Exercise instructions:
Without altering anything, output the material below.

Given information:
========================================================================

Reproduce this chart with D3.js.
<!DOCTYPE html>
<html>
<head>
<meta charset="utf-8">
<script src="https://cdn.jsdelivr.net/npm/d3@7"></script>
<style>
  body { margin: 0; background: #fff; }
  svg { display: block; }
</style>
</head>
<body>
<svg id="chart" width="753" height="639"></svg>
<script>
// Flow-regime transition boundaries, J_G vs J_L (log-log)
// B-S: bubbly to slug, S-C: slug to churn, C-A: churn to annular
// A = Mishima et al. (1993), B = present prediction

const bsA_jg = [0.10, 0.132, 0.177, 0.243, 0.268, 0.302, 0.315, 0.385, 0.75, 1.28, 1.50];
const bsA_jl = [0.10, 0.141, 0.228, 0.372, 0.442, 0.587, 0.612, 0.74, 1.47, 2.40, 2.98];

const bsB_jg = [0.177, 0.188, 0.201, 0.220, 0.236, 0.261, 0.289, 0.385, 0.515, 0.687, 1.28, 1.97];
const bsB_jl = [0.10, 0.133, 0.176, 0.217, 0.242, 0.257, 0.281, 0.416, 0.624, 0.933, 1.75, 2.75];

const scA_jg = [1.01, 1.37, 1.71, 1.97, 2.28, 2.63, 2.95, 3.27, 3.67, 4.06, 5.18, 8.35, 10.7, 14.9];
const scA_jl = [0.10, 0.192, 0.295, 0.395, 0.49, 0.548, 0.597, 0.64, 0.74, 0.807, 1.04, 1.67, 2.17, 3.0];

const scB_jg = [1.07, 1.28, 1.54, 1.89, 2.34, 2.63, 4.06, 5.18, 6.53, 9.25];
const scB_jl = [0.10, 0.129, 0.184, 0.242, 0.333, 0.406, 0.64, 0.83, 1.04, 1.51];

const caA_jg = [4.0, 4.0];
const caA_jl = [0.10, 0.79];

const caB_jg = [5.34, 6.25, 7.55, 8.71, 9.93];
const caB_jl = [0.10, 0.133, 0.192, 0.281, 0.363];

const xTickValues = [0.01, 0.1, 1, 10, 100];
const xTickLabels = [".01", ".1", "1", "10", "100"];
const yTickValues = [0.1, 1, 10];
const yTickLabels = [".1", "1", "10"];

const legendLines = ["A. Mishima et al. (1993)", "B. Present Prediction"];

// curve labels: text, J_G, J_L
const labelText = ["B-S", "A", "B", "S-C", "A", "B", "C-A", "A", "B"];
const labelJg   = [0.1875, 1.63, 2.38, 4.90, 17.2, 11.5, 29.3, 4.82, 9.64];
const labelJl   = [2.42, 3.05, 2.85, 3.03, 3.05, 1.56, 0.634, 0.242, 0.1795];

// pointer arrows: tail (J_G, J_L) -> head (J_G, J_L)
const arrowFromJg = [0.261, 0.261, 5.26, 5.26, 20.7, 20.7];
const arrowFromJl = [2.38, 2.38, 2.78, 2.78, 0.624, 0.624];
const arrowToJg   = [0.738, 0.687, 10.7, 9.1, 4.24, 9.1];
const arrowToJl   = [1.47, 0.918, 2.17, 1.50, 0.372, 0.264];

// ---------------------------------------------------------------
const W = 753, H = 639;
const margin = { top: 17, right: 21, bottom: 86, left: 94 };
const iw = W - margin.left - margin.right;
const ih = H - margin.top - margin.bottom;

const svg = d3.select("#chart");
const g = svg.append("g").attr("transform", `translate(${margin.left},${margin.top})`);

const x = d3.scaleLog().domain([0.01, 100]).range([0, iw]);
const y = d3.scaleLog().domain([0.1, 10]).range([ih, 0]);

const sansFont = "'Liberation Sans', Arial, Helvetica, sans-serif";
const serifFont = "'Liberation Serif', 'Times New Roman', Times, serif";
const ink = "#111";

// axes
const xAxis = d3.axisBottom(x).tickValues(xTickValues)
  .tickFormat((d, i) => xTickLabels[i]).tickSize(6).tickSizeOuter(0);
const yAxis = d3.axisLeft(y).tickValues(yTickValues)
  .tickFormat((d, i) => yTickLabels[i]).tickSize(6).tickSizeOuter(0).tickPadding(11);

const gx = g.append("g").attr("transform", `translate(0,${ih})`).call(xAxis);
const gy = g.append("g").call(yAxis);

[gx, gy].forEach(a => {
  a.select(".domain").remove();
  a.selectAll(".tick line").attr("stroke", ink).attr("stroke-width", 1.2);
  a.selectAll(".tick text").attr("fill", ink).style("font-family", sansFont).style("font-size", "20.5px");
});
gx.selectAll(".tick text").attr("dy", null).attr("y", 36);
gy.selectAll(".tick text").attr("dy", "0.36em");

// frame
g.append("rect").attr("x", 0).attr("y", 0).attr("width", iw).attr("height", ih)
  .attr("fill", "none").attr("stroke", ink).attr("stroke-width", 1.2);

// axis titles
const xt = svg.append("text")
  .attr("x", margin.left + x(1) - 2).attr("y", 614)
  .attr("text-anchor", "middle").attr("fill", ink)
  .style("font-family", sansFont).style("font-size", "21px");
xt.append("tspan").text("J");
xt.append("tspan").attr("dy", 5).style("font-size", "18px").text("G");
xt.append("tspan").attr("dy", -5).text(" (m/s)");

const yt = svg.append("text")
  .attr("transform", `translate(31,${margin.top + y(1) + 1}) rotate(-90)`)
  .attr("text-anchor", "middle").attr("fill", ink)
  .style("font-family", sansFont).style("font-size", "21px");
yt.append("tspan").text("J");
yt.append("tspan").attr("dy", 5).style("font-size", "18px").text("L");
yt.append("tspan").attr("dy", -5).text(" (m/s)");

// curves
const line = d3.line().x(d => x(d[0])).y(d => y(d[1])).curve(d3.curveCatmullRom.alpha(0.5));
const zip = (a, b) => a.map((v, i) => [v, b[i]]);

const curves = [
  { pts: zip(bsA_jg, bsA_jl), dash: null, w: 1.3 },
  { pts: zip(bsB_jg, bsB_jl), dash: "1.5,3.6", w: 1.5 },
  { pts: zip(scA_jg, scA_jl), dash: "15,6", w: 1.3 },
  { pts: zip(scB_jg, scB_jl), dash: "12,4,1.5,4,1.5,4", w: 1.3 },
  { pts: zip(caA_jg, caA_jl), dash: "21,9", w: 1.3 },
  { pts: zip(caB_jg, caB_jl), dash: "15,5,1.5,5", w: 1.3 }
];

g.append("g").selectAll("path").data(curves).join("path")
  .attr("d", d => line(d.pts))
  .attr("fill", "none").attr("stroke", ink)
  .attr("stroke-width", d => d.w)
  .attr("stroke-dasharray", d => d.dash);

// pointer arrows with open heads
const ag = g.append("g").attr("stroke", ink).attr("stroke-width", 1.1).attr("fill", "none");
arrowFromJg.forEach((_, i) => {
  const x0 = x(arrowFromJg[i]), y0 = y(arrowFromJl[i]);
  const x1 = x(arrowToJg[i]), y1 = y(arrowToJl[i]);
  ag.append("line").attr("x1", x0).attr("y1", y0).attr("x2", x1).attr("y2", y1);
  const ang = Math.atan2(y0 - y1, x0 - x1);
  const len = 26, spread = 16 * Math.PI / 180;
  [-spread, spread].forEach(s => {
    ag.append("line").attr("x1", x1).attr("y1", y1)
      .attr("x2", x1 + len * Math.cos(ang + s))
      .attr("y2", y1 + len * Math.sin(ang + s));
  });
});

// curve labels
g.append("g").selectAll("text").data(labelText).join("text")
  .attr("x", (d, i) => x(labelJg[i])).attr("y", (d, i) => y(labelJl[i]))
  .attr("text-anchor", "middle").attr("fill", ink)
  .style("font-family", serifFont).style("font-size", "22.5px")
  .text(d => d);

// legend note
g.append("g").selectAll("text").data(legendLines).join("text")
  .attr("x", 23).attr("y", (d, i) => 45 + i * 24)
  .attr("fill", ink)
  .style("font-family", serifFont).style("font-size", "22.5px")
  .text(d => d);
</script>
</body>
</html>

========================================================================

Result of the exercise:
Reproduce this chart with D3.js.
<!DOCTYPE html>
<html>
<head>
<meta charset="utf-8">
<script src="https://cdn.jsdelivr.net/npm/d3@7"></script>
<style>
  body { margin: 0; background: #fff; }
  svg { display: block; }
</style>
</head>
<body>
<svg id="chart" width="753" height="639"></svg>
<script>
// Flow-regime transition boundaries, J_G vs J_L (log-log)
// B-S: bubbly to slug, S-C: slug to churn, C-A: churn to annular
// A = Mishima et al. (1993), B = present prediction

const bsA_jg = [0.10, 0.132, 0.177, 0.243, 0.268, 0.302, 0.315, 0.385, 0.75, 1.28, 1.50];
const bsA_jl = [0.10, 0.141, 0.228, 0.372, 0.442, 0.587, 0.612, 0.74, 1.47, 2.40, 2.98];

const bsB_jg = [0.177, 0.188, 0.201, 0.220, 0.236, 0.261, 0.289, 0.385, 0.515, 0.687, 1.28, 1.97];
const bsB_jl = [0.10, 0.133, 0.176, 0.217, 0.242, 0.257, 0.281, 0.416, 0.624, 0.933, 1.75, 2.75];

const scA_jg = [1.01, 1.37, 1.71, 1.97, 2.28, 2.63, 2.95, 3.27, 3.67, 4.06, 5.18, 8.35, 10.7, 14.9];
const scA_jl = [0.10, 0.192, 0.295, 0.395, 0.49, 0.548, 0.597, 0.64, 0.74, 0.807, 1.04, 1.67, 2.17, 3.0];

const scB_jg = [1.07, 1.28, 1.54, 1.89, 2.34, 2.63, 4.06, 5.18, 6.53, 9.25];
const scB_jl = [0.10, 0.129, 0.184, 0.242, 0.333, 0.406, 0.64, 0.83, 1.04, 1.51];

const caA_jg = [4.0, 4.0];
const caA_jl = [0.10, 0.79];

const caB_jg = [5.34, 6.25, 7.55, 8.71, 9.93];
const caB_jl = [0.10, 0.133, 0.192, 0.281, 0.363];

const xTickValues = [0.01, 0.1, 1, 10, 100];
const xTickLabels = [".01", ".1", "1", "10", "100"];
const yTickValues = [0.1, 1, 10];
const yTickLabels = [".1", "1", "10"];

const legendLines = ["A. Mishima et al. (1993)", "B. Present Prediction"];

// curve labels: text, J_G, J_L
const labelText = ["B-S", "A", "B", "S-C", "A", "B", "C-A", "A", "B"];
const labelJg   = [0.1875, 1.63, 2.38, 4.90, 17.2, 11.5, 29.3, 4.82, 9.64];
const labelJl   = [2.42, 3.05, 2.85, 3.03, 3.05, 1.56, 0.634, 0.242, 0.1795];

// pointer arrows: tail (J_G, J_L) -> head (J_G, J_L)
const arrowFromJg = [0.261, 0.261, 5.26, 5.26, 20.7, 20.7];
const arrowFromJl = [2.38, 2.38, 2.78, 2.78, 0.624, 0.624];
const arrowToJg   = [0.738, 0.687, 10.7, 9.1, 4.24, 9.1];
const arrowToJl   = [1.47, 0.918, 2.17, 1.50, 0.372, 0.264];

// ---------------------------------------------------------------
const W = 753, H = 639;
const margin = { top: 17, right: 21, bottom: 86, left: 94 };
const iw = W - margin.left - margin.right;
const ih = H - margin.top - margin.bottom;

const svg = d3.select("#chart");
const g = svg.append("g").attr("transform", `translate(${margin.left},${margin.top})`);

const x = d3.scaleLog().domain([0.01, 100]).range([0, iw]);
const y = d3.scaleLog().domain([0.1, 10]).range([ih, 0]);

const sansFont = "'Liberation Sans', Arial, Helvetica, sans-serif";
const serifFont = "'Liberation Serif', 'Times New Roman', Times, serif";
const ink = "#111";

// axes
const xAxis = d3.axisBottom(x).tickValues(xTickValues)
  .tickFormat((d, i) => xTickLabels[i]).tickSize(6).tickSizeOuter(0);
const yAxis = d3.axisLeft(y).tickValues(yTickValues)
  .tickFormat((d, i) => yTickLabels[i]).tickSize(6).tickSizeOuter(0).tickPadding(11);

const gx = g.append("g").attr("transform", `translate(0,${ih})`).call(xAxis);
const gy = g.append("g").call(yAxis);

[gx, gy].forEach(a => {
  a.select(".domain").remove();
  a.selectAll(".tick line").attr("stroke", ink).attr("stroke-width", 1.2);
  a.selectAll(".tick text").attr("fill", ink).style("font-family", sansFont).style("font-size", "20.5px");
});
gx.selectAll(".tick text").attr("dy", null).attr("y", 36);
gy.selectAll(".tick text").attr("dy", "0.36em");

// frame
g.append("rect").attr("x", 0).attr("y", 0).attr("width", iw).attr("height", ih)
  .attr("fill", "none").attr("stroke", ink).attr("stroke-width", 1.2);

// axis titles
const xt = svg.append("text")
  .attr("x", margin.left + x(1) - 2).attr("y", 614)
  .attr("text-anchor", "middle").attr("fill", ink)
  .style("font-family", sansFont).style("font-size", "21px");
xt.append("tspan").text("J");
xt.append("tspan").attr("dy", 5).style("font-size", "18px").text("G");
xt.append("tspan").attr("dy", -5).text(" (m/s)");

const yt = svg.append("text")
  .attr("transform", `translate(31,${margin.top + y(1) + 1}) rotate(-90)`)
  .attr("text-anchor", "middle").attr("fill", ink)
  .style("font-family", sansFont).style("font-size", "21px");
yt.append("tspan").text("J");
yt.append("tspan").attr("dy", 5).style("font-size", "18px").text("L");
yt.append("tspan").attr("dy", -5).text(" (m/s)");

// curves
const line = d3.line().x(d => x(d[0])).y(d => y(d[1])).curve(d3.curveCatmullRom.alpha(0.5));
const zip = (a, b) => a.map((v, i) => [v, b[i]]);

const curves = [
  { pts: zip(bsA_jg, bsA_jl), dash: null, w: 1.3 },
  { pts: zip(bsB_jg, bsB_jl), dash: "1.5,3.6", w: 1.5 },
  { pts: zip(scA_jg, scA_jl), dash: "15,6", w: 1.3 },
  { pts: zip(scB_jg, scB_jl), dash: "12,4,1.5,4,1.5,4", w: 1.3 },
  { pts: zip(caA_jg, caA_jl), dash: "21,9", w: 1.3 },
  { pts: zip(caB_jg, caB_jl), dash: "15,5,1.5,5", w: 1.3 }
];

g.append("g").selectAll("path").data(curves).join("path")
  .attr("d", d => line(d.pts))
  .attr("fill", "none").attr("stroke", ink)
  .attr("stroke-width", d => d.w)
  .attr("stroke-dasharray", d => d.dash);

// pointer arrows with open heads
const ag = g.append("g").attr("stroke", ink).attr("stroke-width", 1.1).attr("fill", "none");
arrowFromJg.forEach((_, i) => {
  const x0 = x(arrowFromJg[i]), y0 = y(arrowFromJl[i]);
  const x1 = x(arrowToJg[i]), y1 = y(arrowToJl[i]);
  ag.append("line").attr("x1", x0).attr("y1", y0).attr("x2", x1).attr("y2", y1);
  const ang = Math.atan2(y0 - y1, x0 - x1);
  const len = 26, spread = 16 * Math.PI / 180;
  [-spread, spread].forEach(s => {
    ag.append("line").attr("x1", x1).attr("y1", y1)
      .attr("x2", x1 + len * Math.cos(ang + s))
      .attr("y2", y1 + len * Math.sin(ang + s));
  });
});

// curve labels
g.append("g").selectAll("text").data(labelText).join("text")
  .attr("x", (d, i) => x(labelJg[i])).attr("y", (d, i) => y(labelJl[i]))
  .attr("text-anchor", "middle").attr("fill", ink)
  .style("font-family", serifFont).style("font-size", "22.5px")
  .text(d => d);

// legend note
g.append("g").selectAll("text").data(legendLines).join("text")
  .attr("x", 23).attr("y", (d, i) => 45 + i * 24)
  .attr("fill", ink)
  .style("font-family", serifFont).style("font-size", "22.5px")
  .text(d => d);
</script>
</body>
</html>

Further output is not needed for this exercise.